Hungary’s dangerous dependence on eurozone banks

Hungarian parliament building Image copyright Reuters

The financial crisis in Hungary is a warning of why the eurozone's debt crisis is the world's debt crisis. Hungary is not a member of the eurozone, but economic woes partly of its own making have been seriously exacerbated by the weakness of the eurozone's banks and the anxieties of eurozone investors.

The big point is that as an economy, Hungary is very dependent on credit from abroad, especially credit provided by eurozone banks. According to the latest figures from the Bank for International Settlements (which are always several months out of date by time of publication) European banks have provided $120bn of credit to Hungary's public sector and private sector, out of total international lending to Hungary of around $140bn.

To put that into context, overseas lending to Hungary represents around 100% of GDP.

So, unsurprisingly, a recent analysis by the BIS showed that Hungary is one of the emerging economies more vulnerable than most to what it calls "sudden capital withdrawals through the banking system" - because foreign banks supply four fifths of credit in the country and around half of this was delivered from outside the country rather than being funded locally by the foreign-owned banks.

Austrian banks had the biggest Hungarian exposure, with $42bn, followed by Italy with $24bn. So the supply of vital credit in this struggling economy was not helped by a stipulation last year that any new loans by Austrian banks to European countries classified like Hungary as "emerging economies" had to be matched by increases in local deposits - which effectively froze lending across the border.

But the more fundamental point is that all eurozone banks have been ordered by their regulators to strengthen their balance sheets by boosting the ratio of their capital to assets. Which has forced them to raise additional capital where they can.

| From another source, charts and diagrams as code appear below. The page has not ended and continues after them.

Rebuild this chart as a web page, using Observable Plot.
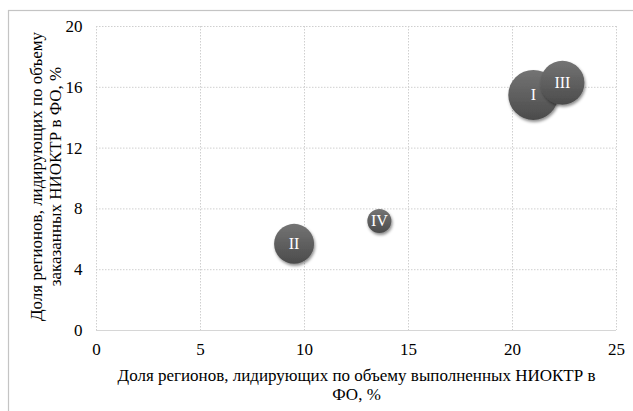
<!DOCTYPE html>
<html>
<head>
<meta charset="utf-8">
<script src="https://cdn.jsdelivr.net/npm/d3@7"></script>
<script src="https://cdn.jsdelivr.net/npm/@observablehq/plot@0.6"></script>
<style>
  html, body { margin: 0; padding: 0; background: #fff; }
  #chart { width: 633px; height: 411px; overflow: hidden; }
</style>
</head>
<body>
<div id="chart"></div>
<script>
const labels = ["I", "II", "III", "IV"];
const xValues = [21, 9.5, 22.4, 13.6];
const yValues = [15.5, 5.7, 16.3, 7.2];
const bubbleSizes = [25, 16, 19.4, 5.8];
const xTicks = [0, 5, 10, 15, 20, 25];
const yTicks = [0, 4, 8, 12, 16, 20];
const xTitle = "Доля регионов, лидирующих по объему выполненных НИОКТР в\nФО, %";
const yTitle = "Доля регионов, лидирующих по объему\nзаказанных НИОКТР в ФО, %";

const data = labels.map((l, i) => ({label: l, x: xValues[i], y: yValues[i], s: bubbleSizes[i]}));
const font = "Liberation Serif, Times New Roman, serif";

const svg = Plot.plot({
  width: 633,
  height: 411,
  marginLeft: 96,
  marginRight: 17,
  marginTop: 26,
  marginBottom: 81,
  style: {fontFamily: font, fontSize: "17px", color: "#000", background: "#fff"},
  x: {domain: [0, 25], ticks: xTicks, tickSize: 0, tickPadding: 12, label: null},
  y: {domain: [0, 20], ticks: yTicks, tickSize: 0, tickPadding: 14, label: null},
  r: {type: "sqrt", domain: [0, 25], range: [0, 25]},
  marks: [
    Plot.gridX(xTicks, {stroke: "#cfcfcf", strokeOpacity: 1, strokeDasharray: "1.5,1.5"}),
    Plot.gridY(yTicks.filter(d => d > 0), {stroke: "#cfcfcf", strokeOpacity: 1, strokeDasharray: "1.5,1.5"}),
    Plot.ruleY([0], {stroke: "#d6d6d6"}),
    Plot.dot(data, {x: "x", y: "y", r: "s", fill: "url(#bubbleGrad)", stroke: "none"}),
    Plot.text(data, {x: "x", y: "y", text: "label", fill: "#fff", fontSize: 16, fontFamily: font}),
    Plot.text([xTitle], {frameAnchor: "bottom", dy: 54, lineAnchor: "middle", textAnchor: "middle", fontSize: 17, lineHeight: 1.08, fill: "#000", fontFamily: font}),
    Plot.text([yTitle], {frameAnchor: "left", dx: -51, dy: -2, rotate: -90, lineAnchor: "middle", textAnchor: "middle", fontSize: 17, lineHeight: 1.12, fill: "#000", fontFamily: font})
  ]
});

const s = d3.select(svg);
const defs = s.insert("defs", ":first-child");
const g = defs.append("linearGradient").attr("id", "bubbleGrad").attr("x1", 0).attr("y1", 0).attr("x2", 0).attr("y2", 1);
g.append("stop").attr("offset", "0%").attr("stop-color", "#747474");
g.append("stop").attr("offset", "100%").attr("stop-color", "#4b4b4b");
const f = defs.append("filter").attr("id", "bubbleShadow").attr("x", "-30%").attr("y", "-30%").attr("width", "160%").attr("height", "160%");
f.append("feDropShadow").attr("dx", 1).attr("dy", 2).attr("stdDeviation", 1.6).attr("flood-color", "#000").attr("flood-opacity", 0.45);
s.selectAll("circle").attr("filter", "url(#bubbleShadow)");
s.insert("rect", "defs + *").attr("x", 8.5).attr("y", 10.5).attr("width", 700).attr("height", 500)
  .attr("fill", "none").attr("stroke", "#c4c4c4").attr("stroke-width", 1.2);

document.getElementById("chart").appendChild(svg);
</script>
</body>
</html>
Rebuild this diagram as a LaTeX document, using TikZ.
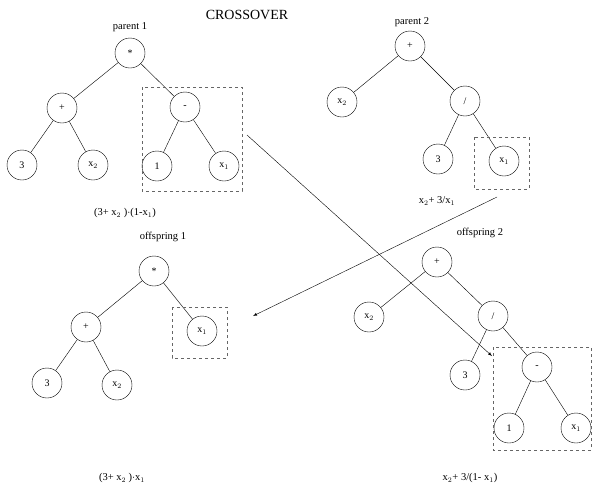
\documentclass[tikz,border=0pt]{standalone}
\usepackage{fontspec}
\setmainfont{Liberation Serif}
\usetikzlibrary{positioning}
\tikzset{
  vertex/.style={draw,circle,minimum size=30pt,inner sep=0pt,font=\fontsize{10}{12}\selectfont},
  subtree/.style={draw=gray!80!black,dashed,inner sep=0pt},
  caption/.style={font=\fontsize{10.5}{12}\selectfont}
}
\begin{document}
\begin{tikzpicture}[x=1pt,y=-1pt,line width=0.4pt]
  \useasboundingbox (0,0) rectangle (592,485);
  \node[font=\fontsize{14}{16}\selectfont] (title) at (247,15) {CROSSOVER};
  % parent 1
  \node[caption] (lp1) at (130,27) {parent 1};
  \node[vertex] (p1) at (130,53) {*};
  \node[vertex] (p1a) at (62,108) {+};
  \node[vertex] (p1b) at (185,107) {-};
  \node[vertex] (p1c) at (22,165) {3};
  \node[vertex] (p1d) at (93,165) {x$_2$};
  \node[vertex] (p1e) at (157,166) {1};
  \node[vertex] (p1f) at (224,166) {x$_1$};
  \draw (p1c) -- (p1a) -- (p1) -- (p1b) -- (p1e);
  \draw (p1a) -- (p1d);
  \draw (p1b) -- (p1f);
  \draw[subtree] (142,87) rectangle (242,191);
  \node[caption] (e1) at (125,213) {(3+ x$_2$ )$\cdot$(1-x$_1$)};
  % parent 2
  \node[caption] (lp2) at (412,22) {parent 2};
  \node[vertex] (p2) at (410,46) {+};
  \node[vertex] (p2a) at (342,102) {x$_2$};
  \node[vertex] (p2b) at (465,101) {/};
  \node[vertex] (p2c) at (438,159) {3};
  \node[vertex] (p2d) at (504,161) {x$_1$};
  \draw (p2a) -- (p2) -- (p2b) -- (p2c);
  \draw (p2b) -- (p2d);
  \draw[subtree] (474,137) rectangle (529,189);
  \node[caption] (e2) at (437,201) {x$_2$+ 3/x$_1$};
  % offspring 1
  \node[caption] (lo1) at (163,237) {offspring 1};
  \node[vertex] (o1) at (154,271) {*};
  \node[vertex] (o1a) at (86,327) {+};
  \node[vertex] (o1b) at (202,331) {x$_1$};
  \node[vertex] (o1c) at (47,383) {3};
  \node[vertex] (o1d) at (117,385) {x$_2$};
  \draw (o1c) -- (o1a) -- (o1) -- (o1b);
  \draw (o1a) -- (o1d);
  \draw[subtree] (172,307) rectangle (227,358);
  \node[caption] (e3) at (122,478) {(3+ x$_2$ )$\cdot$x$_1$};
  % offspring 2
  \node[caption] (lo2) at (480,233) {offspring 2};
  \node[vertex] (o2) at (437,262) {+};
  \node[vertex] (o2a) at (369,317) {x$_2$};
  \node[vertex] (o2b) at (493,316) {/};
  \node[vertex] (o2c) at (465,375) {3};
  \node[vertex] (o2d) at (537,367) {-};
  \node[vertex] (o2e) at (509,428) {1};
  \node[vertex] (o2f) at (576,428) {x$_1$};
  \draw (o2a) -- (o2) -- (o2b) -- (o2c);
  \draw (o2b) -- (o2d) -- (o2e);
  \draw (o2d) -- (o2f);
  \draw[subtree] (493,347) rectangle (591,450);
  \node[caption] (e4) at (470,478) {x$_2$+ 3/(1- x$_1$)};
  % swapped subtrees
  \coordinate (s1) at (247,135);
  \coordinate (t1) at (492,356);
  \coordinate (s2) at (497,197);
  \coordinate (t2) at (253,316);
  \draw[-latex] (s1) -- (t1);
  \draw[-latex] (s2) -- (t2);
\end{tikzpicture}
\end{document}
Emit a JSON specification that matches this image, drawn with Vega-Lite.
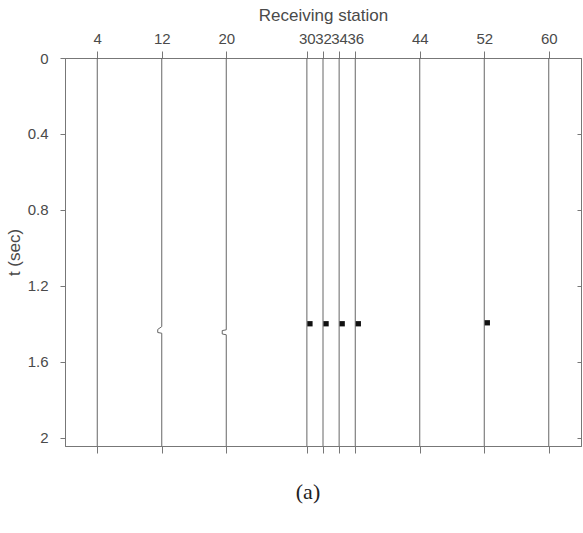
{
  "$schema": "https://vega.github.io/schema/vega-lite/v6.json",
  "width": 516,
  "height": 388,
  "autosize": "none",
  "padding": {"left": 65, "top": 58, "right": 2, "bottom": 87},
  "background": "white",
  "title": {
    "text": "(a)",
    "orient": "bottom",
    "anchor": "middle",
    "font": "Liberation Serif",
    "fontSize": 22,
    "fontWeight": "normal",
    "color": "#222",
    "offset": 28,
    "dx": -15
  },
  "config": {
    "view": {"stroke": "#777", "strokeWidth": 1},
    "axis": {
      "labelFont": "Liberation Sans",
      "labelFontSize": 15,
      "labelColor": "#4a4a4a",
      "titleFont": "Liberation Sans",
      "titleFontSize": 17,
      "titleFontWeight": "normal",
      "titleColor": "#4a4a4a",
      "domainColor": "#777",
      "tickColor": "#777",
      "grid": false
    }
  },
  "datasets": {
    "traces": [
      {"station": 4, "x": 4, "t": 0},
      {"station": 4, "x": 4, "t": 2.044},
      {"station": 12, "x": 12, "t": 0},
      {"station": 12, "x": 12, "t": 1.415},
      {"station": 12, "x": 11.5, "t": 1.43},
      {"station": 12, "x": 11.5, "t": 1.446},
      {"station": 12, "x": 12, "t": 1.45},
      {"station": 12, "x": 12, "t": 2.044},
      {"station": 20, "x": 20, "t": 0},
      {"station": 20, "x": 20, "t": 1.432},
      {"station": 20, "x": 19.5, "t": 1.436},
      {"station": 20, "x": 19.5, "t": 1.454},
      {"station": 20, "x": 20, "t": 1.458},
      {"station": 20, "x": 20, "t": 2.044},
      {"station": 30, "x": 30, "t": 0},
      {"station": 30, "x": 30, "t": 2.044},
      {"station": 32, "x": 32, "t": 0},
      {"station": 32, "x": 32, "t": 2.044},
      {"station": 34, "x": 34, "t": 0},
      {"station": 34, "x": 34, "t": 2.044},
      {"station": 36, "x": 36, "t": 0},
      {"station": 36, "x": 36, "t": 2.044},
      {"station": 44, "x": 44, "t": 0},
      {"station": 44, "x": 44, "t": 2.044},
      {"station": 52, "x": 52, "t": 0},
      {"station": 52, "x": 52, "t": 2.044},
      {"station": 60, "x": 60, "t": 0},
      {"station": 60, "x": 60, "t": 2.044}
    ],
    "arrivals": [
      {"station": 30, "x": 30.38, "t": 1.4},
      {"station": 32, "x": 32.38, "t": 1.4},
      {"station": 34, "x": 34.38, "t": 1.4},
      {"station": 36, "x": 36.38, "t": 1.4},
      {"station": 52, "x": 52.38, "t": 1.395}
    ]
  },
  "resolve": {"axis": {"x": "independent", "y": "independent"}},
  "layer": [
    {
      "data": {"name": "traces"},
      "mark": {"type": "line", "color": "#666", "strokeWidth": 1, "clip": true},
      "encoding": {
        "x": {
          "field": "x",
          "type": "quantitative",
          "scale": {"domain": [0, 64], "nice": false, "zero": false},
          "axis": {
            "orient": "top",
            "title": "Receiving station",
            "values": [4, 12, 20, 30, 32, 34, 36, 44, 52, 60],
            "labelOverlap": false,
            "labelFlush": false,
            "tickSize": 7,
            "labelPadding": 5,
            "titlePadding": 7,
            "domain": true
          }
        },
        "y": {
          "field": "t",
          "type": "quantitative",
          "scale": {"domain": [0, 2.044], "reverse": true, "nice": false, "zero": false},
          "axis": {
            "orient": "left",
            "title": "t (sec)",
            "values": [0, 0.4, 0.8, 1.2, 1.6, 2],
            "format": "~g",
            "labelFlush": false,
            "tickSize": 5,
            "labelPadding": 12,
            "titlePadding": 4
          }
        },
        "order": {"field": "t", "type": "quantitative"},
        "detail": {"field": "station", "type": "nominal"}
      }
    },
    {
      "data": {"name": "arrivals"},
      "mark": {"type": "square", "color": "#111", "filled": true, "opacity": 1, "size": 28},
      "encoding": {
        "x": {
          "field": "x",
          "type": "quantitative",
          "axis": {
            "orient": "bottom",
            "title": null,
            "values": [4, 12, 20, 30, 32, 34, 36, 44, 52, 60],
            "labels": false,
            "tickSize": 7
          }
        },
        "y": {
          "field": "t",
          "type": "quantitative",
          "axis": {
            "orient": "right",
            "title": null,
            "values": [0, 0.4, 0.8, 1.2, 1.6, 2],
            "labels": false,
            "tickSize": -4
          }
        }
      }
    }
  ]
}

The collapse in the share price of the huge Italian bank Unicredit over the past two days shows how difficult it is for banks to persuade investors to provide them with additional capital resources. So of course banks are resorting to lending less and disposing of assets as another way of boosting that ratio of residual capital to assets.

Most vulnerable to this so-called deleveraging process (the fancy banking name for banks lending less and shrinking) are the emerging economies, especially the emerging European economies - and not just Hungary - because eurozone banks, especially Austrian, French, German, Greek and Italian banks, are responsible for 80% of these loans to the European periphery.

Romania and Poland are both for example very dependent on credit supplied by overseas banks.

Now many would argue that Hungary's problems stem from economic mismanagement by its own governments over a number of years. Certainly the confidence of international investors hasn't been helped by the unothordox steps taken by the current government to reduce its deficit and to reduce the autonomy of the central bank.

But the retreat into possible recession of the eurozone economy naturally weakens the economies of all adjacent and semi-dependent economies. And inevitably it's harder for a financially stretched government like Hungary to borrow, when governments of much bigger and stronger economies, like Italy's, are facing serious funding challenges.

For most of us the important point is the contagion one. Hungary is signalling it needs a bailout from the International Monetary Fund. It has been tipped over the edge by the crisis in the eurozone - that's been part trigger and part of the underlying cause.

If further austerity is forced on Hungary, that could make it harder for Hungarians to repay their debts - which could weaken eurozone banks even more, and simply reinforce the vicious cycle of financial disintegration in the currency union.

Or to put it another way, what is happening in Hungary isn't a big deal in itself - except of course for Hungarians, for whom it is the biggest deal of all right now. But it shows that failure to find a comprehensive, once-and-for-all solution for the eurozone will cause all sorts of serious accidents all over the world (including in the UK).